Part of a data file:

================================

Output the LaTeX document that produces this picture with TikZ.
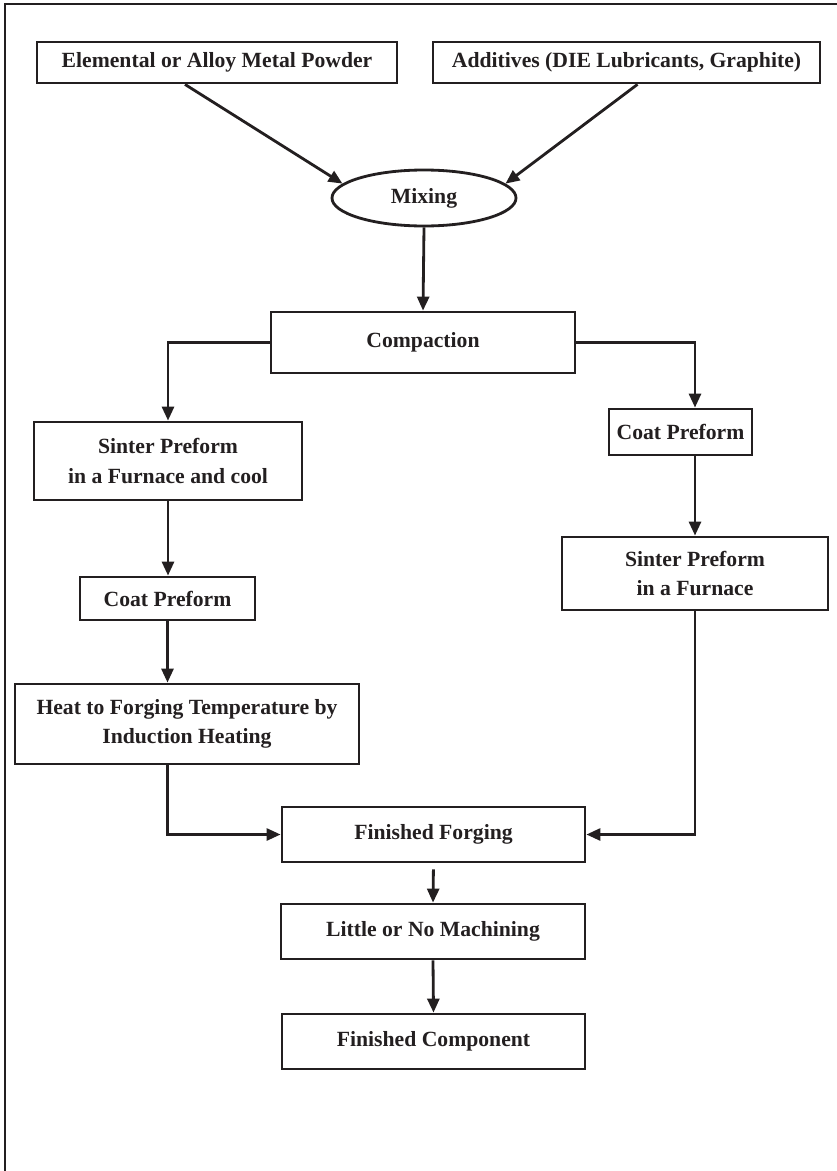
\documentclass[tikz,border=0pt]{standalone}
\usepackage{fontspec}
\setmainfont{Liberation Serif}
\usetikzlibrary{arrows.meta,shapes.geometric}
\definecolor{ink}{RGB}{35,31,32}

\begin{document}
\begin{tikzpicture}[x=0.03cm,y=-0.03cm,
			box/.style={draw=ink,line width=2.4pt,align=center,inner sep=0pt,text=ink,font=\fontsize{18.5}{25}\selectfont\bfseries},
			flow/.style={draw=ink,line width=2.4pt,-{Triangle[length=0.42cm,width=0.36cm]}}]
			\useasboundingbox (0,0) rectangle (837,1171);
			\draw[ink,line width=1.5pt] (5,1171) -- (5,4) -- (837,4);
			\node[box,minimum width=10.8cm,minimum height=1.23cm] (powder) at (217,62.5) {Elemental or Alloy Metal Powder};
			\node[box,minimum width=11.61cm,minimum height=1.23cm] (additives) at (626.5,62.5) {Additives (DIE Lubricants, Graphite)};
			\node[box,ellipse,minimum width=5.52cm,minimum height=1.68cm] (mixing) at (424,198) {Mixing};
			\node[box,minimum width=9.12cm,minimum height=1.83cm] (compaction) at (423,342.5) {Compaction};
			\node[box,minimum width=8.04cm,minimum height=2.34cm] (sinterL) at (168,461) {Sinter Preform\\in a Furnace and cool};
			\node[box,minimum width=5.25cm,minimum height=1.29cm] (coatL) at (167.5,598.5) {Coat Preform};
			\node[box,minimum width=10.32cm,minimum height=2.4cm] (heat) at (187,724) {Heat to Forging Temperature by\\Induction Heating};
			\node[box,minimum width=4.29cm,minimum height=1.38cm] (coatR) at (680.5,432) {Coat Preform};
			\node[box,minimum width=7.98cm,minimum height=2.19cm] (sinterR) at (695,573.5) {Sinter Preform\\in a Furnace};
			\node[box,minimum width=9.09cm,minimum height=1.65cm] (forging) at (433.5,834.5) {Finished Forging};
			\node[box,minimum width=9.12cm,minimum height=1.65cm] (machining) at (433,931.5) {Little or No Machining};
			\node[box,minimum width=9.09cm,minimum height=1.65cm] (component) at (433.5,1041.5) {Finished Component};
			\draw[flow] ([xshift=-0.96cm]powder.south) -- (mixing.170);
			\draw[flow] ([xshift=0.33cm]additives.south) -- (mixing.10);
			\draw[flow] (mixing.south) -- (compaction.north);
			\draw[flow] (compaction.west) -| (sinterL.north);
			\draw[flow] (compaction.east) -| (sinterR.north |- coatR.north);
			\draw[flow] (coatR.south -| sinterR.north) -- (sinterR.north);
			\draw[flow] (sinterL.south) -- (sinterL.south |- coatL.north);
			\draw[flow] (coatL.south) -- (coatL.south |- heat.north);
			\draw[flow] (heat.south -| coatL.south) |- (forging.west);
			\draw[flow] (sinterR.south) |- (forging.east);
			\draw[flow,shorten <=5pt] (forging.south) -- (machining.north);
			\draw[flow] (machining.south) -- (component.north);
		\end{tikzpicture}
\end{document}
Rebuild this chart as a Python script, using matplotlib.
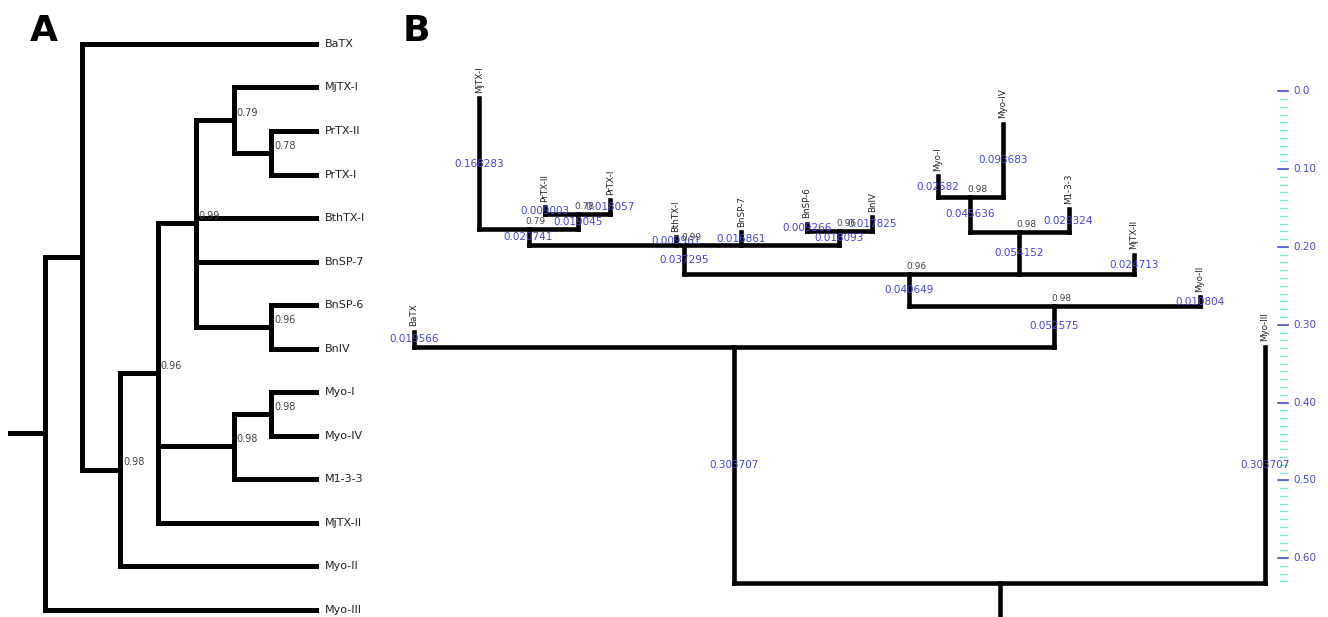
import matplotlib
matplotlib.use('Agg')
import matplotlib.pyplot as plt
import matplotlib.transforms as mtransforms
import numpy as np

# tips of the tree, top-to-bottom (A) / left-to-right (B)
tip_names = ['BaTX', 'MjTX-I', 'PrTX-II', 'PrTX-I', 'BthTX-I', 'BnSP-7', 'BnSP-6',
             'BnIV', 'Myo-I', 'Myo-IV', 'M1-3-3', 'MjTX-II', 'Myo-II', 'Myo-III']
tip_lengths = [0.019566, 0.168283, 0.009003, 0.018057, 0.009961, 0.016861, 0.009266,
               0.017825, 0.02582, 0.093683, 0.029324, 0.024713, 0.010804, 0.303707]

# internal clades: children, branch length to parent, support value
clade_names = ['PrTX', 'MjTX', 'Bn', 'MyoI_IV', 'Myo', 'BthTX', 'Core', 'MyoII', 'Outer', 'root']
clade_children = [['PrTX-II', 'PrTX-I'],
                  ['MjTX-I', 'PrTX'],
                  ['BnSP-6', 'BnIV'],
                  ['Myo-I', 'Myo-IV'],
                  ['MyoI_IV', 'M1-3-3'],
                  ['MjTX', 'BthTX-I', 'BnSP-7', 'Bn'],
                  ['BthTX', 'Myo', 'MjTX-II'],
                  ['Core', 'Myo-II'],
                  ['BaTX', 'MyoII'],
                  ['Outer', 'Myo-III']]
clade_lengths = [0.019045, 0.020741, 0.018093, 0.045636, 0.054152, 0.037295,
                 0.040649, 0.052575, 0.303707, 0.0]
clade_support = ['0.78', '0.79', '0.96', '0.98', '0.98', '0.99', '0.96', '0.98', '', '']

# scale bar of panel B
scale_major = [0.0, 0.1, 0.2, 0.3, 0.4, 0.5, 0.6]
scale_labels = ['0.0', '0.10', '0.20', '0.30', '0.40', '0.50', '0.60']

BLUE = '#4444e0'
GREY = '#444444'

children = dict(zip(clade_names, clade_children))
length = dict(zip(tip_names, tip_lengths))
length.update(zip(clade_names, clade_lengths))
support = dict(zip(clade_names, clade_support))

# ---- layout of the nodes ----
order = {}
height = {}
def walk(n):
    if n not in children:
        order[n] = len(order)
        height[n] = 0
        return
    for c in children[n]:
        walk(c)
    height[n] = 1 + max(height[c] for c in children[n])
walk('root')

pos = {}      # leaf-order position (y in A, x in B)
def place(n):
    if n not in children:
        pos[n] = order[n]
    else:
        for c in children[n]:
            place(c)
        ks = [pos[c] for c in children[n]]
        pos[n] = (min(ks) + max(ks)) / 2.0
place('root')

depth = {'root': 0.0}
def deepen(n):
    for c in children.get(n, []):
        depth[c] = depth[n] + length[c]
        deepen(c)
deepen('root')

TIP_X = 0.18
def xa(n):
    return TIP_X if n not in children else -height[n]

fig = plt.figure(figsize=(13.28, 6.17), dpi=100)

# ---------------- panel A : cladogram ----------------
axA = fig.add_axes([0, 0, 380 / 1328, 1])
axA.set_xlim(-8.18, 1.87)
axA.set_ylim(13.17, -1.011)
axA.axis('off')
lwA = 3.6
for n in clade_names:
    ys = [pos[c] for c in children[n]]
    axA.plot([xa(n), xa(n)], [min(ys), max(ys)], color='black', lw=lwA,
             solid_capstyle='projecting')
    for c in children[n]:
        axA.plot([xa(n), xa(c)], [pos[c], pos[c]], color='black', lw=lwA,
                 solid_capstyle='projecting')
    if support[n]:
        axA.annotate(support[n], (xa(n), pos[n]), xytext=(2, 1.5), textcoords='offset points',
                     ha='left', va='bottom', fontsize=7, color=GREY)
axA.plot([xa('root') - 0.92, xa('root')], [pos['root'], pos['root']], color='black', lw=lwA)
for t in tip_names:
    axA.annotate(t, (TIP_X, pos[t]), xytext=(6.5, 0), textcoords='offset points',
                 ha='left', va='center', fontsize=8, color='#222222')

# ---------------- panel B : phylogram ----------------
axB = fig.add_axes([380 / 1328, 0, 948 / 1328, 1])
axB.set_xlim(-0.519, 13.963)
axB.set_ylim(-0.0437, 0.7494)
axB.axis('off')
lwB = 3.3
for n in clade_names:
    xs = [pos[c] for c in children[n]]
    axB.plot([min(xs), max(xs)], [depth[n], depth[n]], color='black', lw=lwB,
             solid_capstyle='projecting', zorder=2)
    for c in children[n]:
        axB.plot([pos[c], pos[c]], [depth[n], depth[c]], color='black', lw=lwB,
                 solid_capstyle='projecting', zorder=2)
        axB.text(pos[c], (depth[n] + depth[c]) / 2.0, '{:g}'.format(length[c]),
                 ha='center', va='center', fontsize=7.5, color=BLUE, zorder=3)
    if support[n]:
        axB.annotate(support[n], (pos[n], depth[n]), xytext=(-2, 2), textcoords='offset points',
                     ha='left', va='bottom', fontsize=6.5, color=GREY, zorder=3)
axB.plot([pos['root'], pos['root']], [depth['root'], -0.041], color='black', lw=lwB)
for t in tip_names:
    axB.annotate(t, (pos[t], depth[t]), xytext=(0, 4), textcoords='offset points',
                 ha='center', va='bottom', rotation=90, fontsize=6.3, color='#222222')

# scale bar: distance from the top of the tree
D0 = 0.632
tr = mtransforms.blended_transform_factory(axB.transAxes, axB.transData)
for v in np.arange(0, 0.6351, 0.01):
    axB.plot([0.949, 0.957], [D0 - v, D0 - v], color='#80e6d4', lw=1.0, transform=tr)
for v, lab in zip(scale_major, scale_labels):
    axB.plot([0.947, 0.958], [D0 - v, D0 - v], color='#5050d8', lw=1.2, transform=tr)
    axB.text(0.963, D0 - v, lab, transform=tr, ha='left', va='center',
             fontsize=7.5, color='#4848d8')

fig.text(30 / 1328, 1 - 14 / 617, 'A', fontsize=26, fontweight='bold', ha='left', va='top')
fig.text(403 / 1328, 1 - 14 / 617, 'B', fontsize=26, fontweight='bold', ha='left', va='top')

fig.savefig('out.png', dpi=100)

================================

> WHAT TO PRODUCE:
Nothing but the lines from the one with "Rebuild this chart" through the one with "import numpy as np" should be copied, word for word. Pictures are left out.

> FULL RESPONSE:
Rebuild this chart as a Python script, using matplotlib.
import matplotlib
matplotlib.use('Agg')
import matplotlib.pyplot as plt
import matplotlib.transforms as mtransforms
import numpy as np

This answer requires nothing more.